How to achieve this seems not obvious in the current set-up. With the spin-off of xsf into a header-only library, plus the generation of Python bindings, I guess it will become rather straightforward once xsf lands.

steppi commented 1 week ago

@izaid, in the short term I think we can just have duplicate ufuncs in xsf and SciPy. Then we defer deciding on whether to move to C++ only testing or whether we should split off SciPy’s ufuncs into a separate Python package. For the time being, testing in Python is most convenient since we can copy over existing tests, and it should be easier to find contributors to work on test code.
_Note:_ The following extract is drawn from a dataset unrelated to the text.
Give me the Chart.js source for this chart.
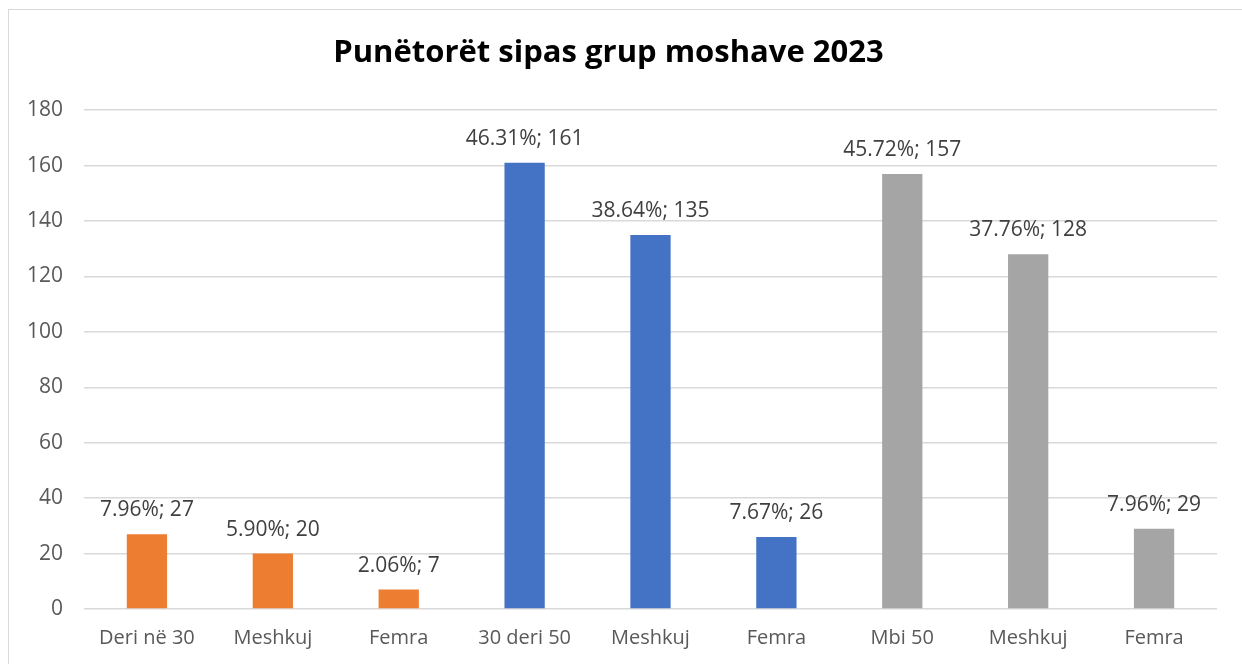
<!DOCTYPE html>
<html>
<head>
<meta charset="utf-8">
<script src="https://cdn.jsdelivr.net/npm/chart.js@4"></script>
<style>
  html, body { margin: 0; padding: 0; background: #fff; overflow: hidden; }
  #wrap { position: absolute; left: 0; top: 0; width: 1242px; height: 664px; }
  #frame { position: absolute; left: 8px; top: 9px; width: 1260px; height: 700px; border: 1px solid #d9d9d9; box-sizing: border-box; pointer-events: none; }
</style>
</head>
<body>
<div id="frame"></div>
<div id="wrap"><canvas id="c" width="1242" height="664"></canvas></div>
<script>
const categories = ['Deri në 30', 'Meshkuj', 'Femra', '30 deri 50', 'Meshkuj', 'Femra', 'Mbi 50', 'Meshkuj', 'Femra'];
const counts = [27, 20, 7, 161, 135, 26, 157, 128, 29];
const percents = ['7.96%', '5.90%', '2.06%', '46.31%', '38.64%', '7.67%', '45.72%', '37.76%', '7.96%'];
const barColors = ['#ED7D31', '#ED7D31', '#ED7D31', '#4472C4', '#4472C4', '#4472C4', '#A5A5A5', '#A5A5A5', '#A5A5A5'];
const yTicks = [0, 20, 40, 60, 80, 100, 120, 140, 160, 180];

const FONT = "'Open Sans', 'Noto Sans', sans-serif";

const barLabels = {
  id: 'barLabels',
  afterDatasetsDraw(chart) {
    const ctx = chart.ctx;
    const meta = chart.getDatasetMeta(0);
    ctx.save();
    ctx.font = '21px ' + FONT;
    ctx.fillStyle = '#404040';
    ctx.textAlign = 'center';
    ctx.textBaseline = 'middle';
    meta.data.forEach((bar, i) => {
      ctx.fillText(percents[i] + '; ' + counts[i], bar.x, bar.y - 24);
    });
    ctx.restore();
  }
};

new Chart(document.getElementById('c'), {
  type: 'bar',
  data: {
    labels: categories,
    datasets: [{
      data: counts,
      backgroundColor: barColors,
      borderWidth: 0,
      categoryPercentage: 0.8,
      barPercentage: 0.4
    }]
  },
  options: {
    responsive: false,
    animation: false,
    layout: { padding: { left: 0, right: 25, top: 0, bottom: 11 } },
    plugins: {
      legend: { display: false },
      tooltip: { enabled: false },
      title: {
        display: true,
        text: 'Punëtorët sipas grup moshave 2023',
        color: '#000',
        font: { family: FONT, size: 31, weight: 'bold' },
        padding: { top: 35, bottom: 38 }
      }
    },
    scales: {
      y: {
        min: 0,
        max: 180,
        afterBuildTicks(scale) { scale.ticks = yTicks.map(v => ({ value: v })); },
        afterFit(scale) { scale.width = 84; },
        border: { display: false },
        grid: { color: '#d9d9d9', lineWidth: 1.5, drawTicks: false },
        ticks: { color: '#595959', padding: 21, font: { family: FONT, size: 21 } }
      },
      x: {
        afterFit(scale) { scale.height = 44; },
        border: { display: false },
        grid: { display: false, drawTicks: false },
        ticks: { color: '#595959', padding: 17, font: { family: FONT, size: 20 } }
      }
    }
  },
  plugins: [barLabels]
});
</script>
</body>
</html>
ilayn commented 1 week ago

I think you will get hurt if you copy the existing test suite. As we discussed previously, the scipy tests are very unergonomic and very hard to decipher due to extensive dependency injection. I do think by paying some up front investment you would benefit a lot in the future to design your own tests. But that's what I meant above that C++ testing is "acquired taste", I don't know about google test but it is quite hard to compete with pytest ergonomics outside python. So you might want to keep the python bindings but that's up to you. I have no comments either way.
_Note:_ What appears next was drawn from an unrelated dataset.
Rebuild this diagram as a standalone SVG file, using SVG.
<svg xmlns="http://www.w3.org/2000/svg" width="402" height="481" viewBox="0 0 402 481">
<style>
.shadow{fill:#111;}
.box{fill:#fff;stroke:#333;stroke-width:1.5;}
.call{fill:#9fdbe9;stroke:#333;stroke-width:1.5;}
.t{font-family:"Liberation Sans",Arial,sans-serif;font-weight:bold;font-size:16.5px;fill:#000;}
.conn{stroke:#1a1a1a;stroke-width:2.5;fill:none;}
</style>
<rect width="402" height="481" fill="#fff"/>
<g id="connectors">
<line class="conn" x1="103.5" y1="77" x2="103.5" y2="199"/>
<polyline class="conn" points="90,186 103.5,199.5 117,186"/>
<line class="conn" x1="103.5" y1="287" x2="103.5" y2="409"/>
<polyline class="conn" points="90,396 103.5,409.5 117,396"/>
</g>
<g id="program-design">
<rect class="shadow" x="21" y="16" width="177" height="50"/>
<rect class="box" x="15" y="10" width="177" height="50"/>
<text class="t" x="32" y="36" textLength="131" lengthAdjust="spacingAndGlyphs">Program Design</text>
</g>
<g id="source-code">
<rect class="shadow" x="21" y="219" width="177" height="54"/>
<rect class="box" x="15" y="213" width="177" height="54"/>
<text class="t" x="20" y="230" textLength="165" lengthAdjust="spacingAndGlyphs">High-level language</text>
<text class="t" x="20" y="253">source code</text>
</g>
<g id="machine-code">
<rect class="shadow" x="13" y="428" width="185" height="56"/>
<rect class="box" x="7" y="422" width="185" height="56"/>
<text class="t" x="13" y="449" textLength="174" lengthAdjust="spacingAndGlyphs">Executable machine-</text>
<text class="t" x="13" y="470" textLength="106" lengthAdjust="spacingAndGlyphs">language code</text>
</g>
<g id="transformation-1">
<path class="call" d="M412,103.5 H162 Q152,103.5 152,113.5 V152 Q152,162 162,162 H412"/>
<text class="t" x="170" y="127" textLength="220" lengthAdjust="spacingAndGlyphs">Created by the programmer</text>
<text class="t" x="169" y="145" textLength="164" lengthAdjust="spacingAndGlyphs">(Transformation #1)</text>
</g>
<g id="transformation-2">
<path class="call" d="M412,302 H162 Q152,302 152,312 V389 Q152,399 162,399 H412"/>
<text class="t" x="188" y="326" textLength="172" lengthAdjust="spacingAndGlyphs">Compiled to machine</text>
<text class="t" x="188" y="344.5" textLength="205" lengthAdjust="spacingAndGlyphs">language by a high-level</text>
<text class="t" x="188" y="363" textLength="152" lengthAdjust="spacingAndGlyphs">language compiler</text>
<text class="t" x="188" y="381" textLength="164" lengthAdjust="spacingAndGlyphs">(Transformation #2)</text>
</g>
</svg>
For the ufuncs, we can keep them over the scipy side if need be or get them from xsf. The seeming complexity is because now the translation units and ufunc code are intertwined but if you rip xsf out I can help to reorganize those parts on the scipy side.

steppi commented 1 week ago

I think you will get hurt if you copy the existing test suite. As we discussed previously, the scipy tests are very unergonomic and very hard to decipher due to extensive dependency injection. I do think by paying some up front investment you would benefit a lot in the future to design your own tests.
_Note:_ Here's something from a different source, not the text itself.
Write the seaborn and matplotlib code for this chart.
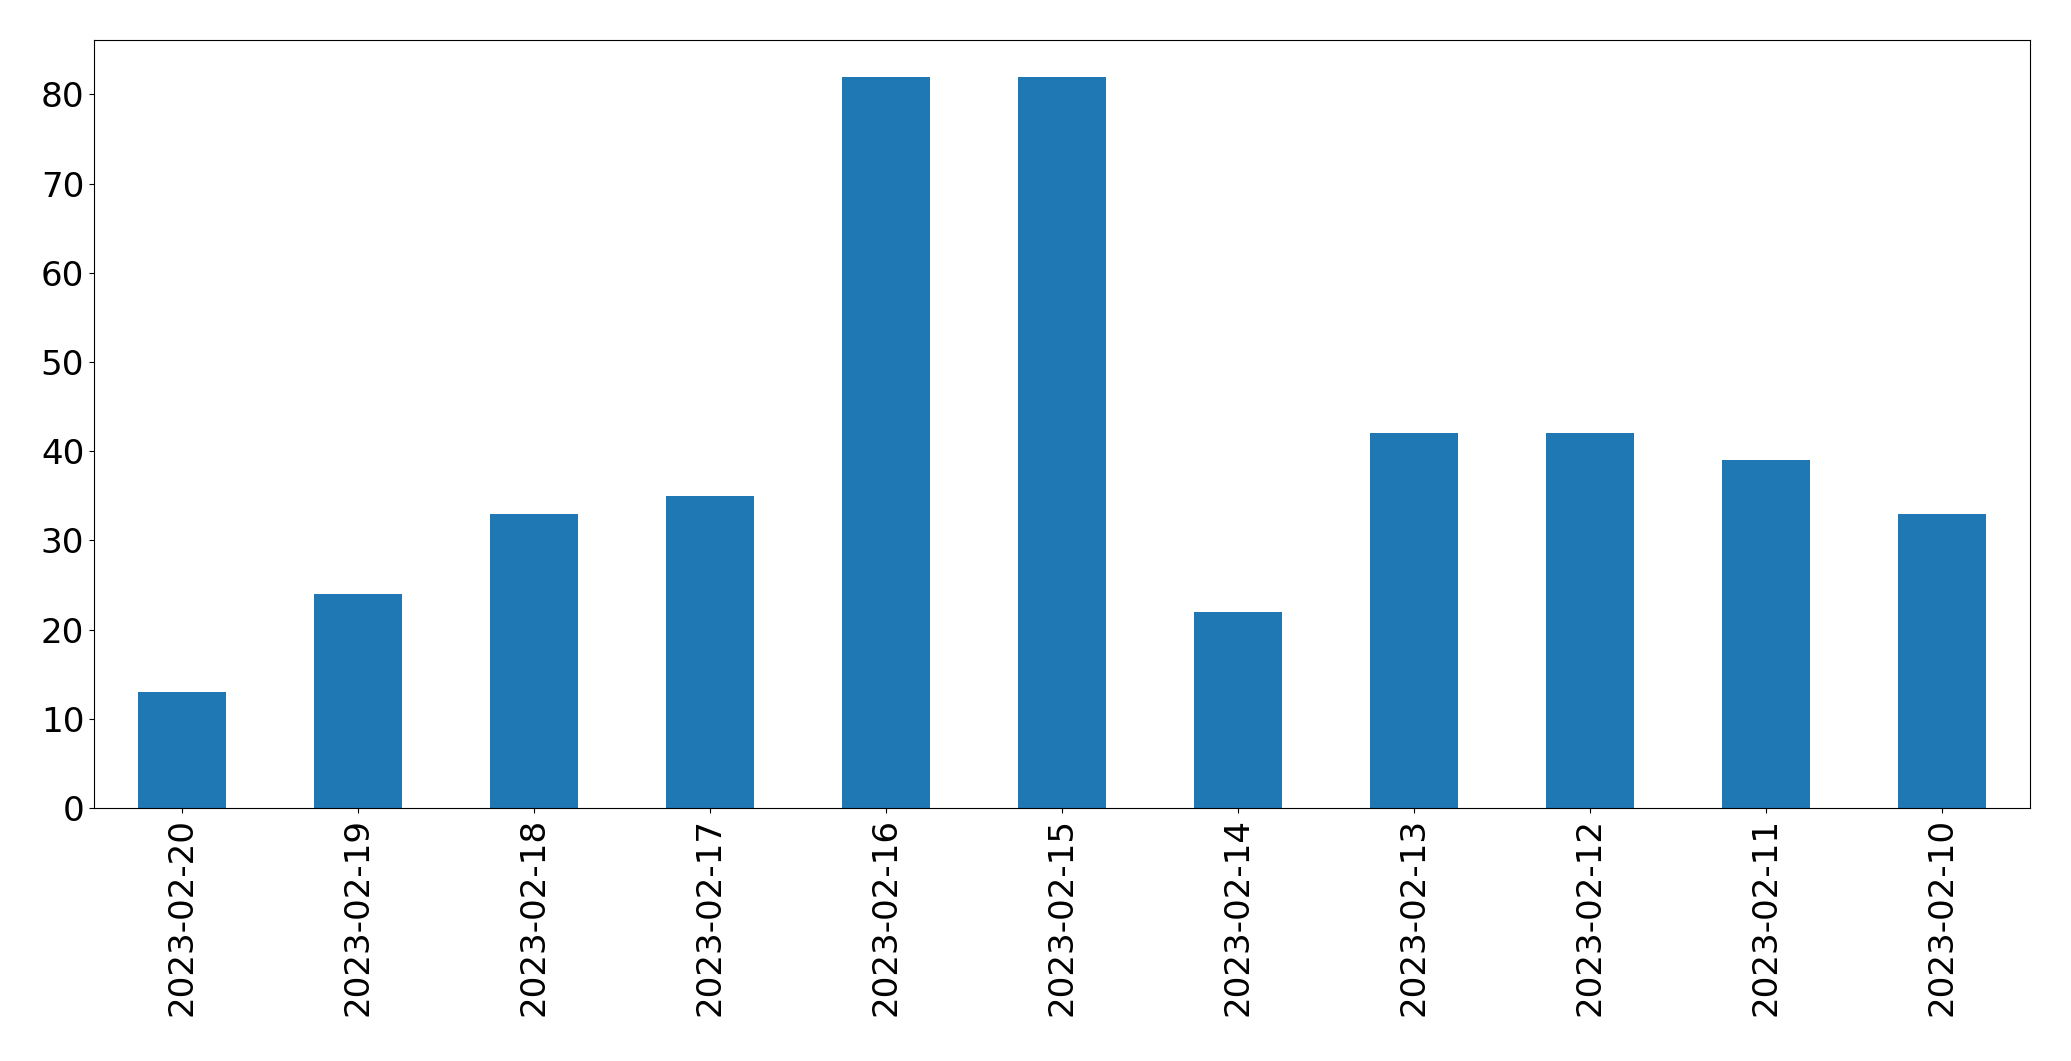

Yeah, totally agreed that the existing test suite has a lot of problems. My current plan is to just copy over the existing tests this week so we can get something working as soon as possible, and then to make developing a proper test suite a priority over the next month (while getting rid of the original tests). That way we can get the separation out of the way quickly without having to pause special function development while the new test suite is being built.

fancidev commented 1 week ago

except things like distribution functions for the kolmogorov distribution which depend on double double arithmetic

Maybe if you could open a separate issue later to elaborate a bit the problem encountered with double_double? I have used it in _iv_ratio_c, and have come across the need for compensated addition in pow1p.

I guess dd_real from cephes might have caused some trouble on the GPU as it uses the volatile keyword in compensated addition to force rounding. If this is the culprit, then I think it could be worked around by replacing volatile with some tricks, and I’d like to give a try at that.

steppi commented 1 week ago

I've submitted a pull request here, https://github.com/scipy/xsf/pull/2, to migrate the header files to xsf/include/xsf while preserving history. Thanks @asmeurer for the suggestion to use git-filter-repo. @izaid, you need to be added to the SciPy org before I can add you to the XSF Team, but until then, if you approve I'll self merge.

Maybe if you could open a separate issue later to elaborate a bit the problem encountered with double_double? I have used it in _iv_ratio_c, and have come across the need for compensated addition in pow1p.

@fancidev, sorry, I haven't looked into why double_double arithmetic is failing on CUDA, have no insight into what the cause may be, and have no elaboration to give. As I continue getting more functions working on CUDA, I want to start with low-hanging fruit, basically things which I'm confident I could do immediately without having to spend time problem-solving, so that's why I've excluded double_double from immediate consideration.